At the end of the day, author Hubert Selby Jr. put it best in his essay "Why I Continue To Write" from LA Weekly in February of 1999. To quote: "Being an artist doesn't take much, just everything you got. Which means, of course, that as the process is giving you life, it is also bringing you closer to death. But it's no big deal. They are one in the same and cannot be avoided or denied. So when I totally embrace this process, this life/death, and abandon myself to it, I transcend all this meaningless gibberish and hang out with the gods. It seems to me that that is worth the price of admission." Of course he is talking about writing in this statement, but it can be easily applied to lifers of all artistic mediums.

Logan Dean Worrell (Noisey correspondent, bass player for the punk band Vaaska, and crowning jewel of the state of Texas) and I were on the phone the other day. Logan is also in his thirties now, with regular work and a girlfriend who he nothing short of adores. We started to chat about how we roll on the road, then and now. Eventually the conversation turned to the bands that we both regularly play with these days; who are often comprised of people that are much younger than us. We see these kids living it up to the fullest; partying hard as fuck and playing even harder day after day and night after night. We remember our times of living that exact same kind of life fondly. At one point he says to me, "I respect what these kids are doing but it sounds fucking exhausting." All I could say back was, "That's because it's not our time anymore. I'm good with that."
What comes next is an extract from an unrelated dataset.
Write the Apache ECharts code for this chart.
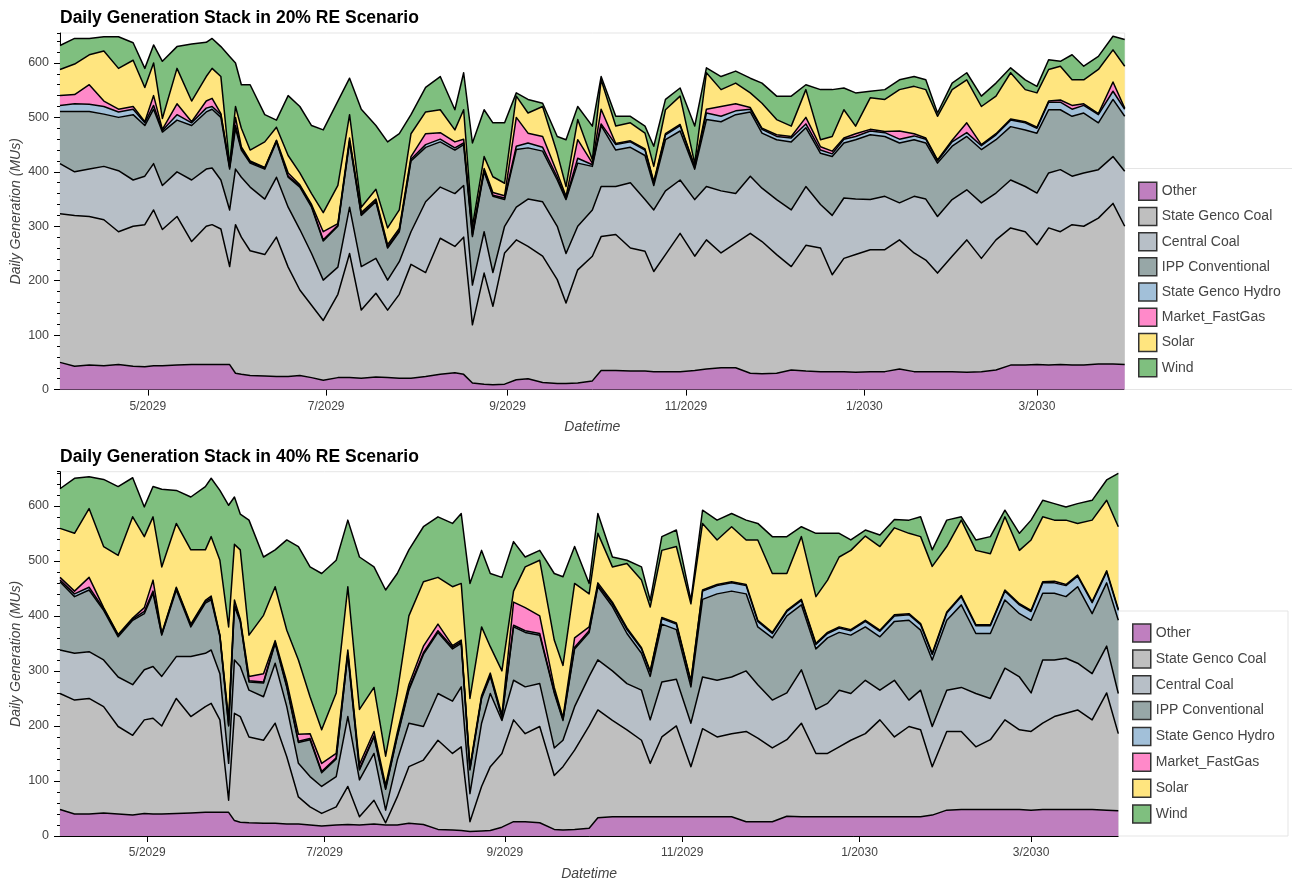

The party is over, and I am indeed good with that. While peers my age are dropping out of the game left and right in order to pursue careers and add to the population crisis, the idea of stopping has no appeal to me. Maybe some warped ego shit is at play in my head. Maybe I continue to do this because I don't want kids yet my basic psychological make-up demands some bullshit legacy to carry my bullshit name. I honestly don't know and don't really care. What I do know is that when I play I am alive, and that is worth all of the discomfort in the world.